Many of the measures, which focused on mental health rather than gun control, have not been adopted on a national basis.

Published: May 24, 2022 10:04pm

Updated: May 25, 2022 12:40am

After 32 people were killed 15 years ago in a shooting at Virginia Tech, many state and federal safety recommendations were made, but not all were implemented. 

Today, many are left wondering how to prevent yet another mass shooting after the massacre of at least 19 elementary school students on Tuesday in Uvalde, Texas.

In 2007, then-President George W. Bush ordered his cabinet to come up with a series of recommendations after the shooting. The group made more than 30 local, state and federal recommendations.

Many of the measures, which focused on mental health rather than gun control, have not been adopted on a national basis.

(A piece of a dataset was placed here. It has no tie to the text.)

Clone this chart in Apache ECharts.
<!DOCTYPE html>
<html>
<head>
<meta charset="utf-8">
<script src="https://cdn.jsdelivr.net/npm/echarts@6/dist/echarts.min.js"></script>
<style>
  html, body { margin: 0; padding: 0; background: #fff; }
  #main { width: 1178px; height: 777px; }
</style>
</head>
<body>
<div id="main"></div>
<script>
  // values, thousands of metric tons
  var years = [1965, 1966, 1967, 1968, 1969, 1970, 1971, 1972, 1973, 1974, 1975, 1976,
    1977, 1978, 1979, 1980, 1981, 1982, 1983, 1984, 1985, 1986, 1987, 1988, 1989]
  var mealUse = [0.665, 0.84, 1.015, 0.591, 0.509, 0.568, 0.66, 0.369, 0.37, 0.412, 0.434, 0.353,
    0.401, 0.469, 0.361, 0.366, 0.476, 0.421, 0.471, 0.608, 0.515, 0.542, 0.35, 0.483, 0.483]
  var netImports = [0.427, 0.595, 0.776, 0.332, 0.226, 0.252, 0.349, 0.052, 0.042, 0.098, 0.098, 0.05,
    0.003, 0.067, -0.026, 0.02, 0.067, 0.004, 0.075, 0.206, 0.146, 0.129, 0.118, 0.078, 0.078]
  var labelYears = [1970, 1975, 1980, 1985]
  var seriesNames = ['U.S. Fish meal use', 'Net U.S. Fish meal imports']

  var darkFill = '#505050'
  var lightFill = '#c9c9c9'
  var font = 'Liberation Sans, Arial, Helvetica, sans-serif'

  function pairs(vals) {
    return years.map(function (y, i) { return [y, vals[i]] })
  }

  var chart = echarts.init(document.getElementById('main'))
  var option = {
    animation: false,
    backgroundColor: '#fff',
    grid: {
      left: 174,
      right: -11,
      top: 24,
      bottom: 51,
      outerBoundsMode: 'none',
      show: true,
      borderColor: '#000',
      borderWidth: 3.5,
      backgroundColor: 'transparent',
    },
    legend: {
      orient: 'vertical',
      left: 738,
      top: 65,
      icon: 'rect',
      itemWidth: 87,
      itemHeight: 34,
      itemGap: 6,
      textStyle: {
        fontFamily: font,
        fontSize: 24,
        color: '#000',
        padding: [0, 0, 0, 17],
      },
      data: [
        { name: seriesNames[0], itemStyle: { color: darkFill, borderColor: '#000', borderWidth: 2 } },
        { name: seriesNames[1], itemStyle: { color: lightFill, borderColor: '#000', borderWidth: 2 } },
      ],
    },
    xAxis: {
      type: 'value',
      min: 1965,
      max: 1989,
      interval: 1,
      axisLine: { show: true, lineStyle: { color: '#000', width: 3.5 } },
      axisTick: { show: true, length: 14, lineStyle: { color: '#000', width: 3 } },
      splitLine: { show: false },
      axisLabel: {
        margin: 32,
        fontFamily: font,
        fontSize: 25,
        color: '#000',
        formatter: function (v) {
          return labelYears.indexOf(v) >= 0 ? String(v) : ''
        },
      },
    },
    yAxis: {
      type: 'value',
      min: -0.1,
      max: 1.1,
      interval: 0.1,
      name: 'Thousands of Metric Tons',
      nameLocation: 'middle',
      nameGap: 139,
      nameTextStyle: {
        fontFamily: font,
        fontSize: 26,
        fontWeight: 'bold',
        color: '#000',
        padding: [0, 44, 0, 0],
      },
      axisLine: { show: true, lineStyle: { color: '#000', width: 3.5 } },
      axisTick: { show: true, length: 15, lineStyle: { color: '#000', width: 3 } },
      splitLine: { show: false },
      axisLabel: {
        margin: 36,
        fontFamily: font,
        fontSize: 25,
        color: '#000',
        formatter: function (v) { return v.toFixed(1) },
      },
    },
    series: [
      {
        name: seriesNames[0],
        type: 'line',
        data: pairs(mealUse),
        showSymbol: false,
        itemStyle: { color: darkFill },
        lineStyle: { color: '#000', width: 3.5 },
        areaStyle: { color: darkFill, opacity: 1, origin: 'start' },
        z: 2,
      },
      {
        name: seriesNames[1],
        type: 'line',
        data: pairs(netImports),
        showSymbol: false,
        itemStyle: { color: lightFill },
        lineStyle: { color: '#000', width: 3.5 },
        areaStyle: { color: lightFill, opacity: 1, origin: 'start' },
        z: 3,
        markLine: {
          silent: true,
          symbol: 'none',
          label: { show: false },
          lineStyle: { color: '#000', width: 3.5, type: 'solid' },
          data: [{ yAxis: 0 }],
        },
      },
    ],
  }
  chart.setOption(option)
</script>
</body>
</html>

The top finding from the Bush report was: "Education officials, healthcare providers, law enforcement personnel, and others are not fully informed about when they can share critical information on persons who are likely to be a danger to self or others, and the resulting confusion may chill legitimate information sharing."

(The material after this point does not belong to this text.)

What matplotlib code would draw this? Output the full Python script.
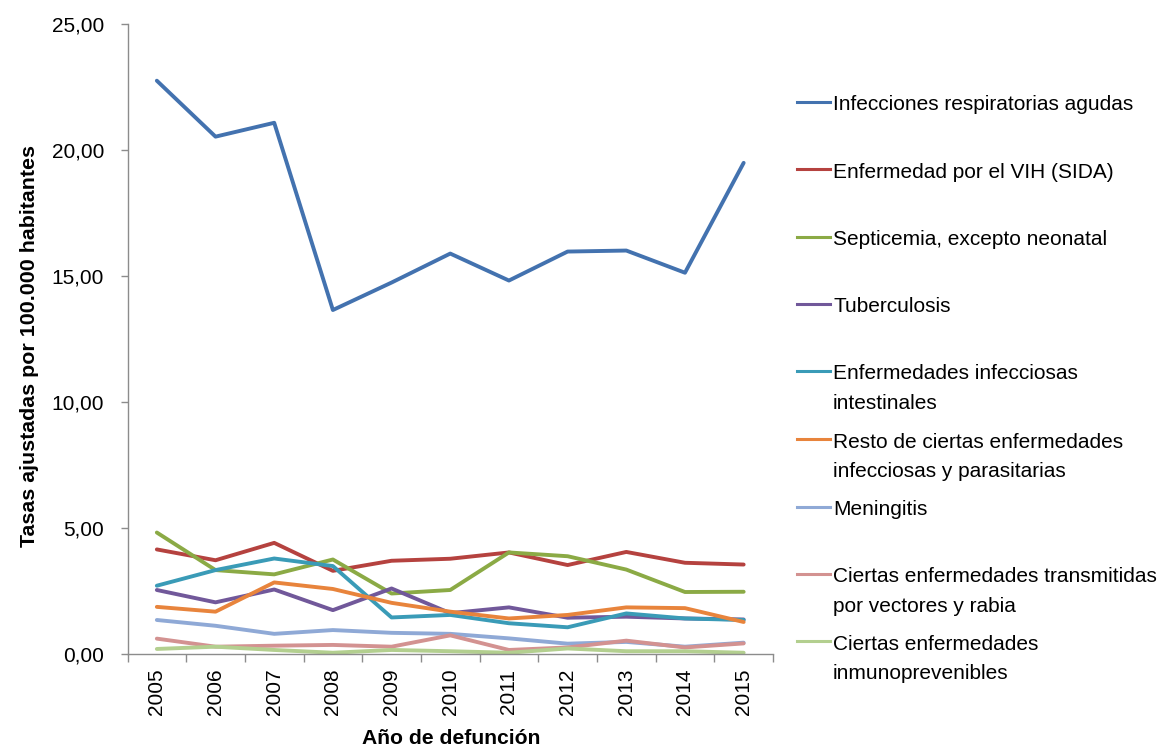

Bush's cabinet secretaries also recommended broader implementation of the FBI's National Instant Background checks, "improved awareness and communication" and better mental health services.

It is unclear whether these factors played a role in Tuesday's shooting in Texas.

The suspect has been identified by police as 18-year-old Salvador Ramos, of Uvalde. He allegedly shot his grandmother before the elementary school rampage that left at least 21 dead, plus himself, making it one of the deadlist school shootings in history.

Three days after the Virignia Tech shooting in 2007, then-Governor of Virginia Tim Kaine assembled the Virginia Tech Review Panel.

The committee made 91 safety proposals in its 260-page report.

Two members of Virginia Democratic Gov. Ralph Northam's cabinet had staffers review the recommendations after the 2019 Virginia Beach shooting.

The review found that of the 91 proposals, 53 had been fully adopted and 21 partially adopted in the state.

Like the Bush cabinet, the Kaine report also recommended better information sharing about potentially dangerous individuals, proposing changes to the federal Family Educational Rights and Privacy Act (FERPA). While the U.S. Department of Education became more flexible with FERPA's "emergency" exception, most of the Kaine report's other FERPA recommendations were not adopted.

Other proposals from the state report that were not adopted include one that would have required college law enforcement to report student detention orders to school authorities, the counseling center and parents.